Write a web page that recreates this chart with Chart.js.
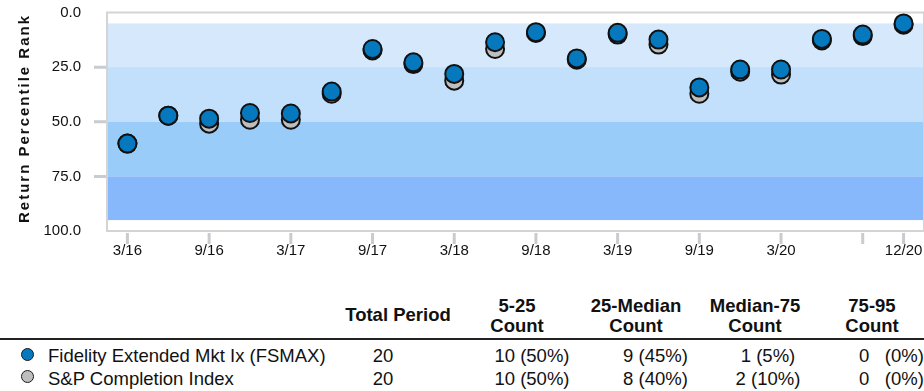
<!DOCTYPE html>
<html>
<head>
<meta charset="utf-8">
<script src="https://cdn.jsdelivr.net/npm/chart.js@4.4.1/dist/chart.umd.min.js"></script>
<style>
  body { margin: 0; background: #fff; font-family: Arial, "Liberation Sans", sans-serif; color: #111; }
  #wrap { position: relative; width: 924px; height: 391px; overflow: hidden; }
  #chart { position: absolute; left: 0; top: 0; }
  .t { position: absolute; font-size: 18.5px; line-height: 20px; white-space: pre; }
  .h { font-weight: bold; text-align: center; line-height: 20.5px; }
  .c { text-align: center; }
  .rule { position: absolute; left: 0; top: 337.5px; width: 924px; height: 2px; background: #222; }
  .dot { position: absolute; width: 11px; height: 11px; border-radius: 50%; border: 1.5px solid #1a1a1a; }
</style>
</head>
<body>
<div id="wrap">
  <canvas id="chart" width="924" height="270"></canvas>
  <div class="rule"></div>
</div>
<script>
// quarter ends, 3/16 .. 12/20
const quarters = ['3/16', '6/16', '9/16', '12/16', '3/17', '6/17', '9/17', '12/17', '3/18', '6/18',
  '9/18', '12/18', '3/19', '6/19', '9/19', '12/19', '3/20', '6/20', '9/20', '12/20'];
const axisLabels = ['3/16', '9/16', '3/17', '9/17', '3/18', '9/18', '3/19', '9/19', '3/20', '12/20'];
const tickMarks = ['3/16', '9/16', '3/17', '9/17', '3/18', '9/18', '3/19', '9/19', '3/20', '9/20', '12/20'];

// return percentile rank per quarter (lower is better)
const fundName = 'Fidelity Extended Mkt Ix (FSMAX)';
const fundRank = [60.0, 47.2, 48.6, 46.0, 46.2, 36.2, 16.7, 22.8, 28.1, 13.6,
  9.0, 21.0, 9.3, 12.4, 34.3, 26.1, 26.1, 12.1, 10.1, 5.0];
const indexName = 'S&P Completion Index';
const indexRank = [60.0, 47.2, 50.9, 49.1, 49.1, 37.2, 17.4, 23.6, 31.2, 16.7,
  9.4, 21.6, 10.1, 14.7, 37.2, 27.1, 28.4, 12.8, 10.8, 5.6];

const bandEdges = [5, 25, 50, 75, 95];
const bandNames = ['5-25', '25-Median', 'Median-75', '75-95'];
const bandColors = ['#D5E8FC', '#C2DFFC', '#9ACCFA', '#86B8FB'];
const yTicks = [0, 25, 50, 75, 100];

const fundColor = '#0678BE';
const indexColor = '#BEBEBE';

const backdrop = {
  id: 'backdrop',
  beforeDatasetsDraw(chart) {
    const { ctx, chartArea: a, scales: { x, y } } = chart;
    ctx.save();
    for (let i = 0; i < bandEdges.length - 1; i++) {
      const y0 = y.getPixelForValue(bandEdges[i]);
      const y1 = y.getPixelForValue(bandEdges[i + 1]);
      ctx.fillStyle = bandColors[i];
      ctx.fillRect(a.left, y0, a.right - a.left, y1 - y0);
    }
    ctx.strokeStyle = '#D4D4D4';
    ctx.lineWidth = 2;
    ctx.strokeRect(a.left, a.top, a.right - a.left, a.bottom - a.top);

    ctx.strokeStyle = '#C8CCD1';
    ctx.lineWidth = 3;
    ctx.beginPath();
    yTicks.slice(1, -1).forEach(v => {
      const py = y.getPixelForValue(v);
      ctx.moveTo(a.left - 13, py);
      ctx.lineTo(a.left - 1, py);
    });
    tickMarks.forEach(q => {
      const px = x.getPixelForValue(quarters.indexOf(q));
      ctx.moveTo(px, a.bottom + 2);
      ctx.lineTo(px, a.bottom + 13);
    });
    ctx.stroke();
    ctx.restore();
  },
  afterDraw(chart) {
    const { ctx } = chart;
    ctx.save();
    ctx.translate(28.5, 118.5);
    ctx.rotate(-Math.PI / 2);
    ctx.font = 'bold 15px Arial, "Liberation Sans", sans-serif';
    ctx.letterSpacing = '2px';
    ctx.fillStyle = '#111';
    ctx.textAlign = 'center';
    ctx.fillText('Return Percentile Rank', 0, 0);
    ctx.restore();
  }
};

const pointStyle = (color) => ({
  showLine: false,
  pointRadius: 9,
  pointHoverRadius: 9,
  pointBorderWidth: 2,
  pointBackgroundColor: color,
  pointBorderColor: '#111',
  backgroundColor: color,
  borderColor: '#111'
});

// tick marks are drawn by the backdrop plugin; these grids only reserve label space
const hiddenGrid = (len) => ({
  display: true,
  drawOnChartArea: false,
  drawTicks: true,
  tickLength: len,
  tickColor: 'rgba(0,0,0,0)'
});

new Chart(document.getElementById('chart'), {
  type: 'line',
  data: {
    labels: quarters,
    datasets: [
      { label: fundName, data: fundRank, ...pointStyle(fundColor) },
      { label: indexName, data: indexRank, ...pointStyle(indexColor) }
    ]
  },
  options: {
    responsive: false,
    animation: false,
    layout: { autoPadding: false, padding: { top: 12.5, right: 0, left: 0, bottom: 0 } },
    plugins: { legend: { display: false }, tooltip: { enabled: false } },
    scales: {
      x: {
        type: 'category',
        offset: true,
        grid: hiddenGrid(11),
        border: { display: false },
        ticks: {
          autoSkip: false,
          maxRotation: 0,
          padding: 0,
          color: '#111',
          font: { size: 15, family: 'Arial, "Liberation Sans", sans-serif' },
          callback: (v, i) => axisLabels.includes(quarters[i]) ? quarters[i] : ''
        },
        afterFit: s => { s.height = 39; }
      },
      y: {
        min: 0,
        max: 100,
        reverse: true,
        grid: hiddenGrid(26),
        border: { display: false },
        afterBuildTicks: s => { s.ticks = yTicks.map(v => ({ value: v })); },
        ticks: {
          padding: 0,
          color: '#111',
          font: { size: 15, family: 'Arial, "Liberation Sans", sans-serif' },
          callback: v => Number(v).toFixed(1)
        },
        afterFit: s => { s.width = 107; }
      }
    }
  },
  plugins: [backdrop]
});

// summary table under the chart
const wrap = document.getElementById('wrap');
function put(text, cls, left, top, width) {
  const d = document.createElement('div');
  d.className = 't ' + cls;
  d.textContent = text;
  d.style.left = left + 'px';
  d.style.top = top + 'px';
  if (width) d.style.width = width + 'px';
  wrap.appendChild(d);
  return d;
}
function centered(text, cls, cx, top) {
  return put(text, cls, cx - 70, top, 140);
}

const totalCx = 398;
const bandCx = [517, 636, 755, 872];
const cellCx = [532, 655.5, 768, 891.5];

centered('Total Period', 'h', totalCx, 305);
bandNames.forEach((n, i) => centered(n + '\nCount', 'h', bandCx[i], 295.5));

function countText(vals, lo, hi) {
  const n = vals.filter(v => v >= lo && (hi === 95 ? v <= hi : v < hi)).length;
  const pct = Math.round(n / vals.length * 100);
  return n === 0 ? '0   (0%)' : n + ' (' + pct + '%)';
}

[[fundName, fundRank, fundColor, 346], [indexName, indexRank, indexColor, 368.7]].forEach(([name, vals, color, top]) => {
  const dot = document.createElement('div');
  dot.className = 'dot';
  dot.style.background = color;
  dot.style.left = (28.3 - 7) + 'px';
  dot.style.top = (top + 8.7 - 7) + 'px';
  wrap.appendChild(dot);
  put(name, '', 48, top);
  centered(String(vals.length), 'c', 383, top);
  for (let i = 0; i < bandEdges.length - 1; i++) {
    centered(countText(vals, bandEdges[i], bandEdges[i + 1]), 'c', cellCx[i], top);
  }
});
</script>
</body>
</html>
◇ ◇ ◇ ◇
# [REQUIREMENT]
Restate the data above word for word. Skip every picture.

# [SOLUTION FOR THIS EXERCISE]
Write a web page that recreates this chart with Chart.js.
<!DOCTYPE html>
<html>
<head>
<meta charset="utf-8">
<script src="https://cdn.jsdelivr.net/npm/chart.js@4.4.1/dist/chart.umd.min.js"></script>
<style>
  body { margin: 0; background: #fff; font-family: Arial, "Liberation Sans", sans-serif; color: #111; }
  #wrap { position: relative; width: 924px; height: 391px; overflow: hidden; }
  #chart { position: absolute; left: 0; top: 0; }
  .t { position: absolute; font-size: 18.5px; line-height: 20px; white-space: pre; }
  .h { font-weight: bold; text-align: center; line-height: 20.5px; }
  .c { text-align: center; }
  .rule { position: absolute; left: 0; top: 337.5px; width: 924px; height: 2px; background: #222; }
  .dot { position: absolute; width: 11px; height: 11px; border-radius: 50%; border: 1.5px solid #1a1a1a; }
</style>
</head>
<body>
<div id="wrap">
  <canvas id="chart" width="924" height="270"></canvas>
  <div class="rule"></div>
</div>
<script>
// quarter ends, 3/16 .. 12/20
const quarters = ['3/16', '6/16', '9/16', '12/16', '3/17', '6/17', '9/17', '12/17', '3/18', '6/18',
  '9/18', '12/18', '3/19', '6/19', '9/19', '12/19', '3/20', '6/20', '9/20', '12/20'];
const axisLabels = ['3/16', '9/16', '3/17', '9/17', '3/18', '9/18', '3/19', '9/19', '3/20', '12/20'];
const tickMarks = ['3/16', '9/16', '3/17', '9/17', '3/18', '9/18', '3/19', '9/19', '3/20', '9/20', '12/20'];

// return percentile rank per quarter (lower is better)
const fundName = 'Fidelity Extended Mkt Ix (FSMAX)';
const fundRank = [60.0, 47.2, 48.6, 46.0, 46.2, 36.2, 16.7, 22.8, 28.1, 13.6,
  9.0, 21.0, 9.3, 12.4, 34.3, 26.1, 26.1, 12.1, 10.1, 5.0];
const indexName = 'S&P Completion Index';
const indexRank = [60.0, 47.2, 50.9, 49.1, 49.1, 37.2, 17.4, 23.6, 31.2, 16.7,
  9.4, 21.6, 10.1, 14.7, 37.2, 27.1, 28.4, 12.8, 10.8, 5.6];

const bandEdges = [5, 25, 50, 75, 95];
const bandNames = ['5-25', '25-Median', 'Median-75', '75-95'];
const bandColors = ['#D5E8FC', '#C2DFFC', '#9ACCFA', '#86B8FB'];
const yTicks = [0, 25, 50, 75, 100];

const fundColor = '#0678BE';
const indexColor = '#BEBEBE';

const backdrop = {
  id: 'backdrop',
  beforeDatasetsDraw(chart) {
    const { ctx, chartArea: a, scales: { x, y } } = chart;
    ctx.save();
    for (let i = 0; i < bandEdges.length - 1; i++) {
      const y0 = y.getPixelForValue(bandEdges[i]);
      const y1 = y.getPixelForValue(bandEdges[i + 1]);
      ctx.fillStyle = bandColors[i];
      ctx.fillRect(a.left, y0, a.right - a.left, y1 - y0);
    }
    ctx.strokeStyle = '#D4D4D4';
    ctx.lineWidth = 2;
    ctx.strokeRect(a.left, a.top, a.right - a.left, a.bottom - a.top);

    ctx.strokeStyle = '#C8CCD1';
    ctx.lineWidth = 3;
    ctx.beginPath();
    yTicks.slice(1, -1).forEach(v => {
      const py = y.getPixelForValue(v);
      ctx.moveTo(a.left - 13, py);
      ctx.lineTo(a.left - 1, py);
    });
    tickMarks.forEach(q => {
      const px = x.getPixelForValue(quarters.indexOf(q));
      ctx.moveTo(px, a.bottom + 2);
      ctx.lineTo(px, a.bottom + 13);
    });
    ctx.stroke();
    ctx.restore();
  },
  afterDraw(chart) {
    const { ctx } = chart;
    ctx.save();
    ctx.translate(28.5, 118.5);
    ctx.rotate(-Math.PI / 2);
    ctx.font = 'bold 15px Arial, "Liberation Sans", sans-serif';
    ctx.letterSpacing = '2px';
    ctx.fillStyle = '#111';
    ctx.textAlign = 'center';
    ctx.fillText('Return Percentile Rank', 0, 0);
    ctx.restore();
  }
};

const pointStyle = (color) => ({
  showLine: false,
  pointRadius: 9,
  pointHoverRadius: 9,
  pointBorderWidth: 2,
  pointBackgroundColor: color,
  pointBorderColor: '#111',
  backgroundColor: color,
  borderColor: '#111'
});

// tick marks are drawn by the backdrop plugin; these grids only reserve label space
const hiddenGrid = (len) => ({
  display: true,
  drawOnChartArea: false,
  drawTicks: true,
  tickLength: len,
  tickColor: 'rgba(0,0,0,0)'
});

new Chart(document.getElementById('chart'), {
  type: 'line',
  data: {
    labels: quarters,
    datasets: [
      { label: fundName, data: fundRank, ...pointStyle(fundColor) },
      { label: indexName, data: indexRank, ...pointStyle(indexColor) }
    ]
  },
  options: {
    responsive: false,
    animation: false,
    layout: { autoPadding: false, padding: { top: 12.5, right: 0, left: 0, bottom: 0 } },
    plugins: { legend: { display: false }, tooltip: { enabled: false } },
    scales: {
      x: {
        type: 'category',
        offset: true,
        grid: hiddenGrid(11),
        border: { display: false },
        ticks: {
          autoSkip: false,
          maxRotation: 0,
          padding: 0,
          color: '#111',
          font: { size: 15, family: 'Arial, "Liberation Sans", sans-serif' },
          callback: (v, i) => axisLabels.includes(quarters[i]) ? quarters[i] : ''
        },
        afterFit: s => { s.height = 39; }
      },
      y: {
        min: 0,
        max: 100,
        reverse: true,
        grid: hiddenGrid(26),
        border: { display: false },
        afterBuildTicks: s => { s.ticks = yTicks.map(v => ({ value: v })); },
        ticks: {
          padding: 0,
          color: '#111',
          font: { size: 15, family: 'Arial, "Liberation Sans", sans-serif' },
          callback: v => Number(v).toFixed(1)
        },
        afterFit: s => { s.width = 107; }
      }
    }
  },
  plugins: [backdrop]
});

// summary table under the chart
const wrap = document.getElementById('wrap');
function put(text, cls, left, top, width) {
  const d = document.createElement('div');
  d.className = 't ' + cls;
  d.textContent = text;
  d.style.left = left + 'px';
  d.style.top = top + 'px';
  if (width) d.style.width = width + 'px';
  wrap.appendChild(d);
  return d;
}
function centered(text, cls, cx, top) {
  return put(text, cls, cx - 70, top, 140);
}

const totalCx = 398;
const bandCx = [517, 636, 755, 872];
const cellCx = [532, 655.5, 768, 891.5];

centered('Total Period', 'h', totalCx, 305);
bandNames.forEach((n, i) => centered(n + '\nCount', 'h', bandCx[i], 295.5));

function countText(vals, lo, hi) {
  const n = vals.filter(v => v >= lo && (hi === 95 ? v <= hi : v < hi)).length;
  const pct = Math.round(n / vals.length * 100);
  return n === 0 ? '0   (0%)' : n + ' (' + pct + '%)';
}

[[fundName, fundRank, fundColor, 346], [indexName, indexRank, indexColor, 368.7]].forEach(([name, vals, color, top]) => {
  const dot = document.createElement('div');
  dot.className = 'dot';
  dot.style.background = color;
  dot.style.left = (28.3 - 7) + 'px';
  dot.style.top = (top + 8.7 - 7) + 'px';
  wrap.appendChild(dot);
  put(name, '', 48, top);
  centered(String(vals.length), 'c', 383, top);
  for (let i = 0; i < bandEdges.length - 1; i++) {
    centered(countText(vals, bandEdges[i], bandEdges[i + 1]), 'c', cellCx[i], top);
  }
});
</script>
</body>
</html>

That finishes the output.